**SET EXERCISE:** Leave the pictures out and copy exactly the lines from the line containing "Give me the Plotly source for this chart." to the line containing "import numpy as np", both lines included.

**TASK INPUTS:**
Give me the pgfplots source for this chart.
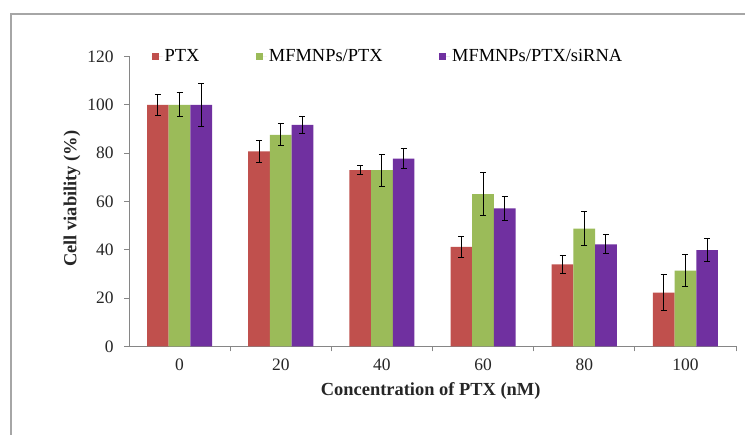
\documentclass[border=0pt]{standalone}
\usepackage{pgfplots}
\pgfplotsset{compat=1.18}
\usepackage{pgfplotstable}
\usepackage{fontspec}
\setmainfont{Liberation Serif}
\definecolor{cRed}{HTML}{C0504D}
\definecolor{cGreen}{HTML}{9BBB59}
\definecolor{cPurple}{HTML}{7030A0}
\definecolor{axgray}{HTML}{868686}
\definecolor{framegray}{HTML}{A6A6A6}

\pgfplotstableread{
x y e
0 100 4.4
1 80.7 4.5
2 73 2
3 41.2 4.4
4 34 3.6
5 22.3 7.6
}\ptx
\pgfplotstableread{
x y e
0 100 5
1 87.6 4.5
2 73 6.6
3 63 9
4 48.8 7.2
5 31.4 6.6
}\mfm
\pgfplotstableread{
x y e
0 100 9
1 91.7 3.6
2 77.7 4.2
3 57.2 5
4 42.3 3.9
5 39.9 4.7
}\mfms

\pgfplotsset{
  myerr/.style={error bars/.cd, y dir=both, y explicit,
    error bar style={black, line width=1bp},
    error mark options={rotate=90, mark size=3bp, black, line width=1bp}},
}

\begin{document}
\begin{tikzpicture}
\useasboundingbox (0,0) rectangle (745bp,435bp);
\fill[white] (0,0) rectangle (745bp,435bp);
\draw[framegray, line width=1.5bp] (11bp,-2bp) -- (11bp,421bp) -- (748bp,421bp);
\begin{axis}[
  at={(129bp,88.5bp)}, anchor=south west,
  scale only axis, width=607bp, height=290bp,
  xmin=-0.5, xmax=5.5, ymin=0, ymax=120,
  axis lines*=left,
  axis line style={axgray, line width=0.8bp, -},
  ybar=0pt, bar width=21.7bp,
  xtick={0,1,2,3,4,5},
  xticklabels={0,20,40,60,80,100},
  minor xtick={0.5,1.5,2.5,3.5,4.5,5.5},
  ytick={0,20,40,60,80,100,120},
  tick align=outside,
  major tick length=5bp,
  minor tick length=5bp,
  x tick style={draw=none},
  minor x tick style={draw=axgray, line width=0.8bp},
  y tick style={draw=axgray, line width=0.8bp},
  /pgf/number format/assume math mode=true,
  tick label style={font=\fontsize{17.5}{20}\selectfont, text=black!85},
  xticklabel style={yshift=-4bp},
  yticklabel style={xshift=-7bp},
  xlabel={\textbf{Concentration of PTX (nM)}},
  ylabel={\textbf{Cell viability (\%)}},
  label style={font=\fontsize{18.5}{22}\selectfont, text=black!85},
  xlabel style={at={(axis description cs:0.497,-0.153)}, anchor=center},
  ylabel style={at={(axis description cs:-0.094,0.51)}, anchor=center},
  legend style={draw=none, fill=none, at={(0.037,1.0)}, anchor=west,
    inner sep=0pt, font=\fontsize{18.5}{22}\selectfont,
    /tikz/every even column/.append style={column sep=54.5bp}},
  legend columns=-1,
  legend image code/.code={\fill[#1] (0bp,-3.5bp) rectangle (7bp,3.5bp); \path (0bp,0bp) -- (11bp,0bp);},
]
\addplot[fill=cRed, draw=none, myerr] table[x=x, y=y, y error=e] {\ptx};
\addplot[fill=cGreen, draw=none, myerr] table[x=x, y=y, y error=e] {\mfm};
\addplot[fill=cPurple, draw=none, myerr] table[x=x, y=y, y error=e] {\mfms};
\legend{PTX, MFMNPs/PTX, MFMNPs/PTX/siRNA}
\end{axis}
\end{tikzpicture}
\end{document}
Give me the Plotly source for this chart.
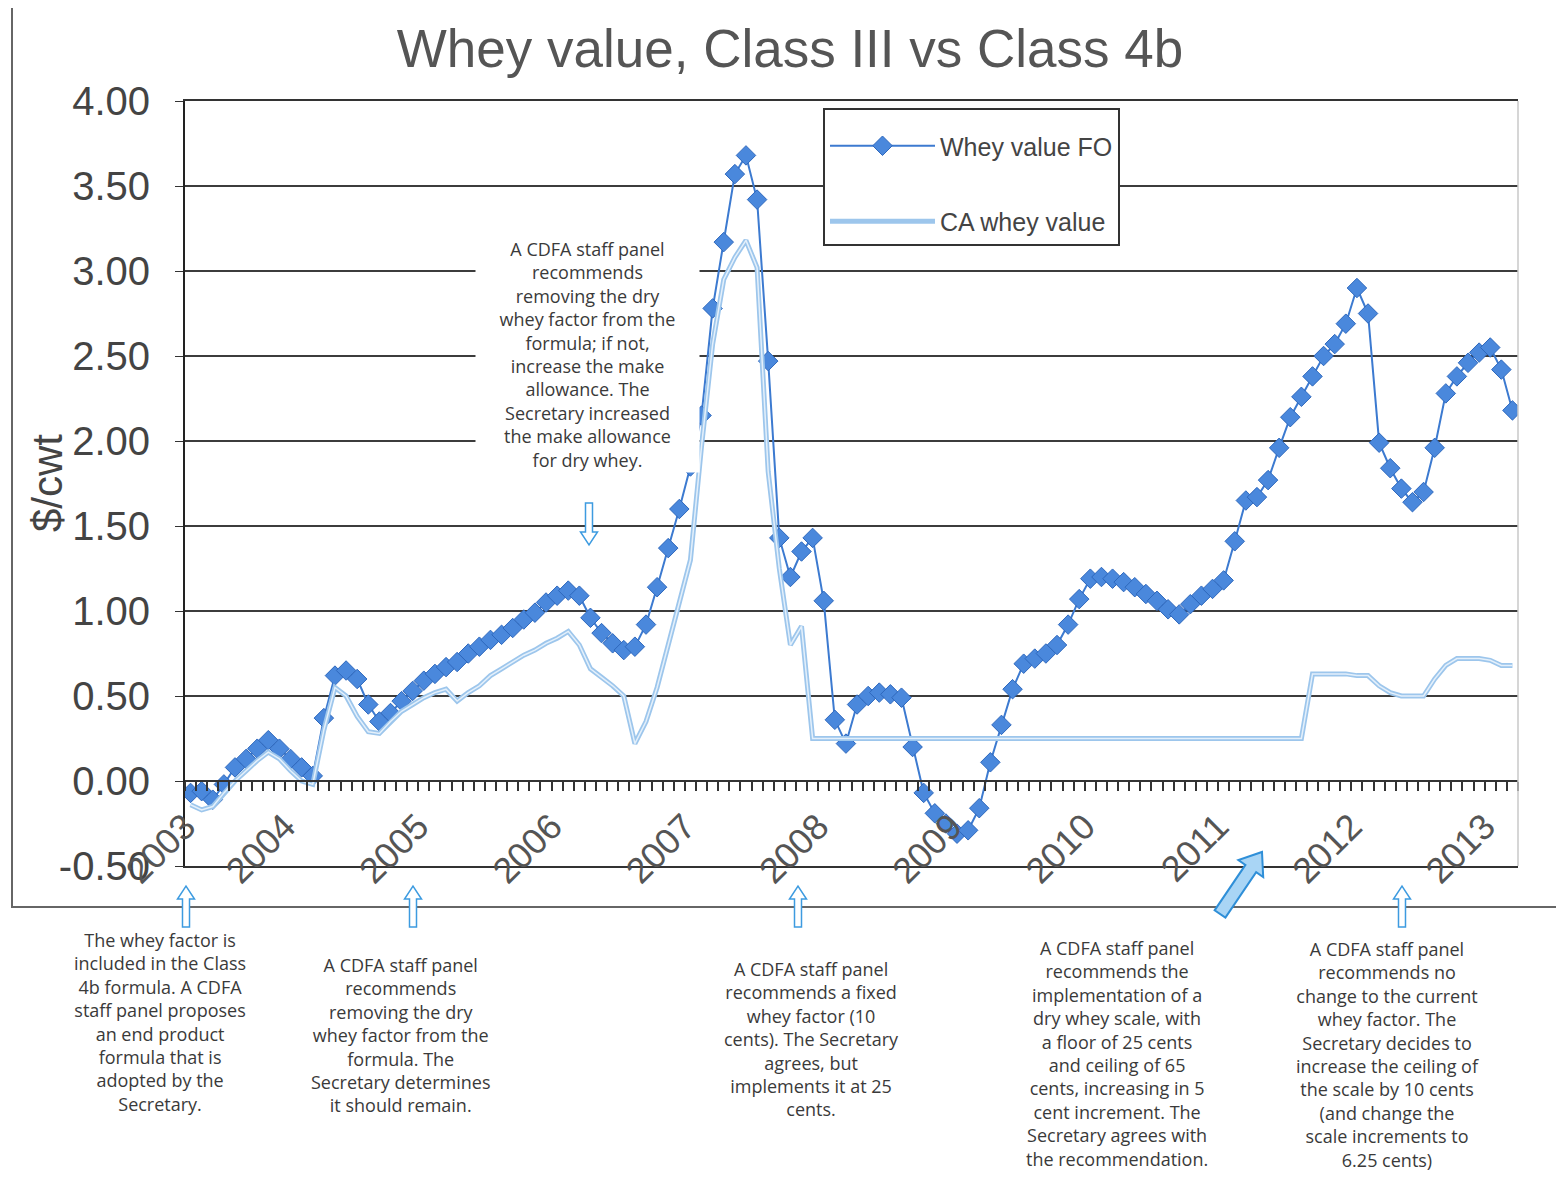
import plotly.graph_objects as go
import numpy as np

# ---------------- data ----------------
years = [str(y) for y in range(2003, 2014)]
year_label_months = [0, 9, 21, 33, 45, 57, 69, 81, 93, 105, 117]   # where the year labels sit
y_ticks = [-0.5, 0.0, 0.5, 1.0, 1.5, 2.0, 2.5, 3.0, 3.5, 4.0]
y_tick_text = ["-0.50", "0.00", "0.50", "1.00", "1.50", "2.00", "2.50", "3.00", "3.50", "4.00"]

# monthly values, Jan 2003 .. Dec 2012
fo_values = [
    -0.07, -0.06, -0.11, -0.02, 0.08, 0.13, 0.19, 0.24, 0.19, 0.13, 0.08, 0.03,   # 2003
    0.37, 0.62, 0.65, 0.60, 0.45, 0.35, 0.40, 0.47, 0.53, 0.59, 0.63, 0.67,       # 2004
    0.70, 0.75, 0.79, 0.83, 0.86, 0.90, 0.95, 0.99, 1.05, 1.09, 1.12, 1.09,       # 2005
    0.96, 0.87, 0.81, 0.77, 0.79, 0.92, 1.14, 1.37, 1.60, 1.85, 2.15, 2.78,       # 2006
    3.17, 3.57, 3.68, 3.42, 2.47, 1.43, 1.20, 1.35, 1.43, 1.06, 0.36, 0.22,       # 2007
    0.45, 0.50, 0.52, 0.51, 0.49, 0.20, -0.07, -0.19, -0.25, -0.31, -0.29, -0.16, # 2008
    0.11, 0.33, 0.54, 0.69, 0.72, 0.75, 0.80, 0.92, 1.07, 1.19, 1.20, 1.19,       # 2009
    1.17, 1.14, 1.10, 1.06, 1.01, 0.98, 1.04, 1.09, 1.13, 1.18, 1.41, 1.65,       # 2010
    1.67, 1.77, 1.96, 2.14, 2.26, 2.38, 2.50, 2.57, 2.69, 2.90, 2.75, 1.99,       # 2011
    1.84, 1.72, 1.64, 1.70, 1.96, 2.28, 2.38, 2.46, 2.52, 2.55, 2.42, 2.18,       # 2012
]

ca_values = [
    -0.14, -0.17, -0.15, -0.07, 0.00, 0.06, 0.12, 0.17, 0.13, 0.06, 0.00, -0.02,
    0.30, 0.55, 0.50, 0.38, 0.29, 0.28, 0.35, 0.41, 0.45, 0.49, 0.52, 0.54,
    0.47, 0.52, 0.56, 0.62, 0.66, 0.70, 0.74, 0.77, 0.81, 0.84, 0.88, 0.80,
    0.66, 0.61, 0.56, 0.50, 0.22, 0.35, 0.55, 0.80, 1.05, 1.30, 1.97, 2.57,
    2.95, 3.08, 3.18, 3.02, 1.82, 1.25, 0.80, 0.91, 0.25, 0.25, 0.25, 0.25,
    0.25, 0.25, 0.25, 0.25, 0.25, 0.25, 0.25, 0.25, 0.25, 0.25, 0.25, 0.25,
    0.25, 0.25, 0.25, 0.25, 0.25, 0.25, 0.25, 0.25, 0.25, 0.25, 0.25, 0.25,
    0.25, 0.25, 0.25, 0.25, 0.25, 0.25, 0.25, 0.25, 0.25, 0.25, 0.25, 0.25,
    0.25, 0.25, 0.25, 0.25, 0.25, 0.63, 0.63, 0.63, 0.63, 0.62, 0.62, 0.56,
    0.52, 0.50, 0.50, 0.50, 0.60, 0.68, 0.72, 0.72, 0.72, 0.71, 0.68, 0.68,
]

notes_below = [
    "The whey factor is<br>included in the Class<br>4b formula. A CDFA<br>staff panel proposes<br>an end product<br>formula that is<br>adopted by the<br>Secretary.",
    "A CDFA staff panel<br>recommends<br>removing the dry<br>whey factor from the<br>formula. The<br>Secretary determines<br>it should remain.",
    "A CDFA staff panel<br>recommends a fixed<br>whey factor (10<br>cents). The Secretary<br>agrees, but<br>implements it at 25<br>cents.",
    "A CDFA staff panel<br>recommends the<br>implementation of a<br>dry whey scale, with<br>a floor of 25 cents<br>and ceiling of 65<br>cents, increasing in 5<br>cent increment. The<br>Secretary agrees with<br>the recommendation.",
    "A CDFA staff panel<br>recommends no<br>change to the current<br>whey factor. The<br>Secretary decides to<br>increase the ceiling of<br>the scale by 10 cents<br>(and change the<br>scale increments to<br>6.25 cents)",
]
note_inside = ("A CDFA staff panel<br>recommends<br>removing the dry<br>whey factor from the<br>formula; if not,<br>"
               "increase the make<br>allowance. The<br>Secretary increased<br>the make allowance<br>for dry whey.")

# ---------------- geometry helpers (reference pixel coords) ----------------
OFF = 8                      # page body margin
W, H = 1564 - 2 * OFF, 1184 - 2 * OFF
L = 185 - OFF
T = 101 - OFF
R = W - (1518 - OFF)
B = H - (866 - OFF)
PW, PH = 1518 - 185, 866 - 101


def pxx(x):
    return (x - 185) / PW


def pxy(y):
    return 1 - (y - 101) / PH


def arrow_path(tail, head, shaft_w, head_w, head_len):
    tx, ty = tail
    hx, hy = head
    dx, dy = hx - tx, hy - ty
    ln = (dx * dx + dy * dy) ** 0.5
    ux, uy = dx / ln, dy / ln
    nx, ny = -uy, ux
    bx, by = hx - ux * head_len, hy - uy * head_len
    pts = [
        (tx + nx * shaft_w / 2, ty + ny * shaft_w / 2),
        (bx + nx * shaft_w / 2, by + ny * shaft_w / 2),
        (bx + nx * head_w / 2, by + ny * head_w / 2),
        (hx, hy),
        (bx - nx * head_w / 2, by - ny * head_w / 2),
        (bx - nx * shaft_w / 2, by - ny * shaft_w / 2),
        (tx - nx * shaft_w / 2, ty - ny * shaft_w / 2),
    ]
    return "M " + " L ".join(f"{pxx(a):.5f},{pxy(b):.5f}" for a, b in pts) + " Z"


x_pos = np.arange(len(fo_values)) + 0.5
n_months = len(fo_values)

fig = go.Figure()
fig.add_trace(go.Scatter(
    x=x_pos, y=fo_values, mode="lines+markers", name="Whey value FO",
    legendgroup="fo",
    line=dict(color="#3c7ad0", width=2),
    marker=dict(symbol="diamond", size=15, color="#4a88dc",
                line=dict(color="#2e68bd", width=1)),
))
fig.add_trace(go.Scatter(
    x=x_pos, y=ca_values, mode="lines", name="CA whey value",
    legendgroup="ca",
    line=dict(color="#9dc6ec", width=5),
))
fig.add_trace(go.Scatter(
    x=x_pos, y=ca_values, mode="lines", name="CA whey value",
    legendgroup="ca", showlegend=False, hoverinfo="skip", xaxis="x2",
    line=dict(color="#e4f0fb", width=1.5),
))

axis_font = "Liberation Sans"
note_font = dict(family="Open Sans", size=18, color="#3a3a3a")
fig.update_layout(
    template="none",
    width=W, height=H,
    margin=dict(l=L, r=R, t=T, b=B),
    paper_bgcolor="white", plot_bgcolor="white",
    title=dict(text="Whey value, Class III vs Class 4b", x=(790 - OFF) / W, xanchor="center",
               y=1 - (48 - OFF) / H, yanchor="middle",
               font=dict(family=axis_font, size=53, color="#555555")),
    xaxis=dict(range=[0, n_months], showticklabels=False, ticks="", showgrid=False,
               zeroline=False, showline=True, mirror=True, linecolor="#333333", linewidth=2),
    xaxis2=dict(overlaying="x", anchor="free", position=0.5 / 4.5, range=[0, n_months],
                tickmode="array", tickvals=year_label_months, ticktext=years,
                tickangle=-45, ticks="outside", ticklen=9, tickwidth=1.5, tickcolor="#333333",
                tickfont=dict(family=axis_font, size=36, color="#555555"),
                showline=True, linecolor="#333333", linewidth=2, showgrid=False, zeroline=False,
                minor=dict(ticks="outside", tickmode="linear", tick0=0, dtick=1, ticklen=9,
                           tickwidth=1.5, tickcolor="#333333", showgrid=False)),
    yaxis=dict(range=[-0.5, 4.0], tickmode="array", tickvals=y_ticks, ticktext=y_tick_text,
               showgrid=True, gridcolor="#3c3c3c", gridwidth=2, zeroline=False,
               showline=True, linecolor="#222222", linewidth=2, ticks="outside", ticklen=8,
               tickcolor="#333333", ticklabelstandoff=17,
               tickfont=dict(family=axis_font, size=40, color="#444444")),
    legend=dict(x=pxx(823), y=pxy(108), xanchor="left", yanchor="top",
                bgcolor="white", bordercolor="#333333", borderwidth=2,
                font=dict(family=axis_font, size=25, color="#444444"),
                title=dict(text=" ", font=dict(size=10)),
                itemwidth=105, tracegroupgap=40, traceorder="grouped"),
    showlegend=True,
)

annotations = [
    dict(text="$/cwt", textangle=-90, x=pxx(47), y=pxy(483), xref="paper", yref="paper",
         xanchor="center", yanchor="middle",
         showarrow=False, font=dict(family=axis_font, size=42, color="#444444")),
    dict(text=note_inside, x=pxx(587), y=pxy(236), xref="paper", yref="paper",
         xanchor="center", yanchor="top", align="center", showarrow=False,
         bgcolor="white", width=223, borderpad=0, font=note_font),
]
note_pos = [(160, 926), (400, 951), (811, 955), (1117, 934), (1387, 935)]
for txt, (cx, ty) in zip(notes_below, note_pos):
    annotations.append(dict(text=txt, x=pxx(cx), y=pxy(ty), xref="paper", yref="paper",
                            xanchor="center", yanchor="top", align="center", showarrow=False,
                            font=note_font))
fig.update_layout(annotations=annotations)

shapes = [
    dict(type="rect", xref="paper", yref="paper", x0=pxx(12), x1=pxx(1561), y0=pxy(907), y1=pxy(-20),
         line=dict(color="#666666", width=2), fillcolor="rgba(0,0,0,0)", layer="below"),
    dict(type="line", xref="paper", yref="paper", x0=1, x1=1, y0=0, y1=1,
         line=dict(color="#c8c8c8", width=1.5)),
]
for cx in [186, 413, 798, 1402]:
    shapes.append(dict(type="path", xref="paper", yref="paper",
                       path=arrow_path((cx, 927), (cx, 886), 7, 17, 13),
                       line=dict(color="#3d9be0", width=1.5), fillcolor="white"))
shapes.append(dict(type="path", xref="paper", yref="paper",
                   path=arrow_path((589, 503), (589, 545), 7, 17, 13),
                   line=dict(color="#3d9be0", width=1.5), fillcolor="white"))
shapes.append(dict(type="path", xref="paper", yref="paper",
                   path=arrow_path((1220, 914), (1262, 852), 13, 30, 20),
                   line=dict(color="#2f8fd8", width=2), fillcolor="#a9d5f5"))
fig.update_layout(shapes=shapes)

fig.write_html("out.html")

**EXERCISE OUTPUT:**
Give me the Plotly source for this chart.
import plotly.graph_objects as go
import numpy as np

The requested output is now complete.